The bank is well aware of my situation (well I think so, they must be because they've stopped sending me automated phone calls all hours of the day and night). My bank manager has been hugely supportive of me through the whole disastrous chain of events the past couple of years and is just lovely. Every time she sees me she gives me a hug and says 'I don't know how the hell you keep going!' Quite frankly neither do I! But as I also like to tell Ali, life just keeps on moving, no matter what. The world has this habit of just keeping on turning and whether its the outcome you want or not, things just have a way of working out. Even so, there's only so much my bank manager can do, much as she wants to help me. It's up to the Westpac powers that be to let me know what can and can't be done now. As for pretty much everyone else, they've been amazing. As soon as I finally have the courage to pick up the phone, apologise for ignoring their correspondence for weeks and explain about The Thing, they couldn't be more sympathetic and helpful and most of the time are happy for me to pay them off at as little as $10 a week. When you owe so many people money it adds up to an awful lot of $10's a week! But at least I feel like I'm doing something.

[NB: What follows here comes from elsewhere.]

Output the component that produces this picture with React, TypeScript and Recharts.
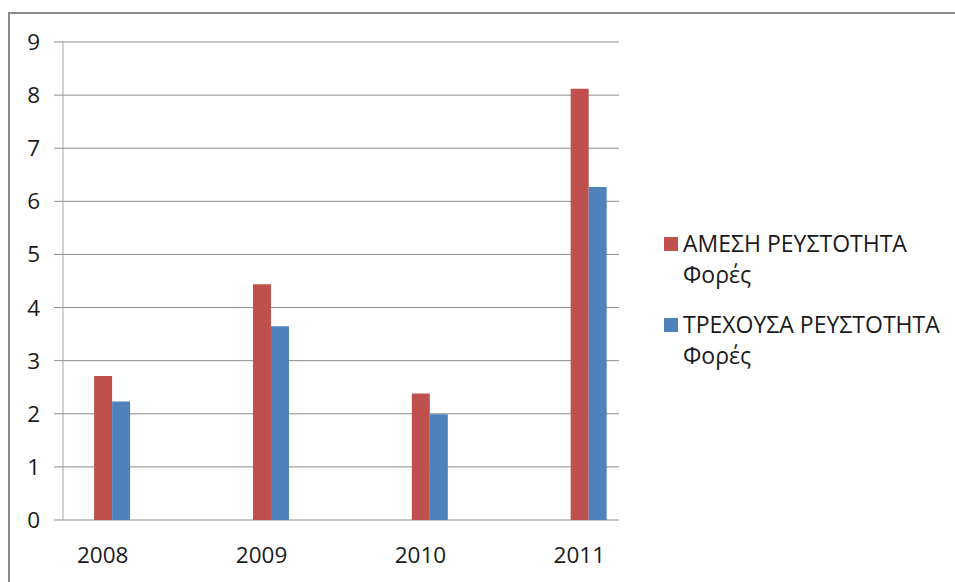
import React from "react";
import {
  BarChart,
  Bar,
  XAxis,
  YAxis,
  CartesianGrid,
  Legend,
} from "recharts";

// blank rows between the years are in the source sheet too
const years = ["2008", "", "2009", "", "2010", "", "2011"];
const amesi = [2.71, null, 4.44, null, 2.38, null, 8.12];
const trexousa = [2.23, null, 3.65, null, 1.99, null, 6.27];
const yTicks = [0, 1, 2, 3, 4, 5, 6, 7, 8, 9];

const seriesNames = ["ΑΜΕΣΗ ΡΕΥΣΤΟΤΗΤΑ Φορές", "ΤΡΕΧΟΥΣΑ ΡΕΥΣΤΟΤΗΤΑ Φορές"];
const seriesColors = ["#C0504D", "#4F81BD"];

const data = years.map((year, i) => ({
  year,
  blank: null,
  amesi: amesi[i],
  trexousa: trexousa[i],
}));

const edgeTicks = Array.from({ length: years.length + 1 }, (_, i) => i);

const FONT = "'Open Sans', sans-serif";
const GRID = "#8c8c8c";
const TEXT = "#1a1a1a";

const LegendBox = () => (
  <div style={{ fontFamily: FONT, fontSize: 23, color: TEXT }}>
    {seriesNames.map((name, i) => (
      <div
        key={name}
        style={{ display: "flex", alignItems: "flex-start", marginBottom: 19 }}
      >
        <div
          style={{
            width: 14,
            height: 14,
            background: seriesColors[i],
            marginTop: 9,
            marginRight: 5,
            flexShrink: 0,
          }}
        />
        <div style={{ width: 264, lineHeight: "31px" }}>{name}</div>
      </div>
    ))}
  </div>
);

const App: React.FC = () => {
  return (
    <div
      style={{
        position: "absolute",
        left: 0,
        top: 0,
        width: 955,
        height: 582,
        background: "#fff",
        overflow: "hidden",
      }}
    >
      <div
        style={{
          position: "absolute",
          left: 8,
          top: 12,
          right: 0,
          bottom: 0,
          borderTop: "2px solid #8a8a8a",
          borderLeft: "2px solid #8a8a8a",
        }}
      />
      <BarChart
        width={955}
        height={582}
        data={data}
        margin={{ top: 42, right: 336, left: 0, bottom: 0 }}
        barCategoryGap="16.5%"
        barGap={0}
        style={{ fontFamily: FONT, position: "absolute", left: 0, top: 0 }}
      >
        <CartesianGrid horizontal vertical={false} stroke={GRID} />
        <XAxis
          xAxisId="edge"
          type="number"
          domain={[0, years.length]}
          ticks={edgeTicks}
          tick={false}
          tickSize={9}
          tickLine={{ stroke: "#999999" }}
          axisLine={{ stroke: GRID }}
          height={0}
        />
        <XAxis
          xAxisId="cat"
          dataKey="year"
          interval={0}
          tickLine={false}
          axisLine={false}
          tickSize={0}
          tickMargin={27}
          height={62}
          tick={{ fill: TEXT, fontSize: 22.5 }}
        />
        <YAxis
          width={63}
          domain={[0, 9]}
          ticks={yTicks}
          interval={0}
          tickSize={9}
          tickMargin={14}
          tickLine={{ stroke: GRID }}
          axisLine={{ stroke: "#a6a6a6" }}
          tick={{ fill: TEXT, fontSize: 22.5 }}
        />
        <Legend
          layout="horizontal"
          verticalAlign="middle"
          align="center"
          content={<LegendBox />}
          wrapperStyle={{ left: 664, top: 228, width: 290 }}
        />
        <Bar
          xAxisId="cat"
          dataKey="blank"
          fill="#9BBB59"
          legendType="none"
          isAnimationActive={false}
        />
        <Bar
          xAxisId="cat"
          dataKey="amesi"
          name={seriesNames[0]}
          fill={seriesColors[0]}
          isAnimationActive={false}
        />
        <Bar
          xAxisId="cat"
          dataKey="trexousa"
          name={seriesNames[1]}
          fill={seriesColors[1]}
          isAnimationActive={false}
        />
      </BarChart>
    </div>
  );
};

export default App;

Still, this isn't supposed to be a doomy gloomy blog, I was just getting that stuff out of the way to explain the situation and the kind of money I need to find. Now that's done, let's talk about something else. After all, it's not just about me! Ali - my baby! - is 18 in a few months and about to start his final year of school. At this stage he wants to go to Uni next year and study to be a psychologist but who knows where his path will take him; that kid can be anything he wants to be if he puts his mind to it. Liam has just passed his first year of Uni and he and his girlfriend have been working here all summer to support themselves and pay rent for their first flat when they go back to the big smoke in a month's time. Liam has been doing anything from working in a local takeaway to spending 50 - 60 hours a week washing windows! He knows how important the summer months are for uni students to save as much as they can in order to make the forthcoming year easier. He's still got two years of his degree to go and I don't tell him this anywhere near enough but I'm so proud of him. He's a good man; a really good man.
And then there's Gareth. Don't ask me how I did it, I'm still pinching myself but somehow I've managed to bag myself quite possibly the nicest, most genuine bloke on the planet. I know, right? How on earth has he not run screaming from my chaotic world? I try to restrain myself from asking him that on a daily basis but no matter what life throws at me, and in turn him, by some miracle he continues to stick with me. Take it from me, there are not too many blokes around like that. Funnily enough we actually met through one of my spontaneous attempts to save money. It's a pretty cool - dare I say even romantic - story even if I say so myself and I look forward to sharing it with you soon. But that's another blog...
So see, it's not all bad! I still have lots of wonderful stuff going on. And I still have my beloved Nawtypoo Cottage, at least for now. Which I hope I never have to leave because recently I built my own vegetable garden and I am SO proud of it! I built it all by myself for free using recycled timber the previous owners left behind and filled it partly with soil I already had and the rest from a local landscaper for a very reasonable price. My mum and her partner Peter saved me a fortune on plants by growing lots of extra ones for me when they were sowing their own and I bought a few myself or got given them from friends. No kidding, I have food coming out of my ears! Tomatoes, courgettes, spring onions, carrots, lettuce, spinach, sorrel, rhubarb, beans, beans and more beans... my garden is saving me an absolute fortune on food, check it out!
Actually this photo is a few weeks old now, you can't even see the trellis for beans and more and my tomato plants are taller than me! I would love to know how much my garden has saved me already, I would estimate it to be in the hundreds even after such a short time. So I guess I really am making a difference to my finances, even if I don't think I am. And we're eating better than ever too!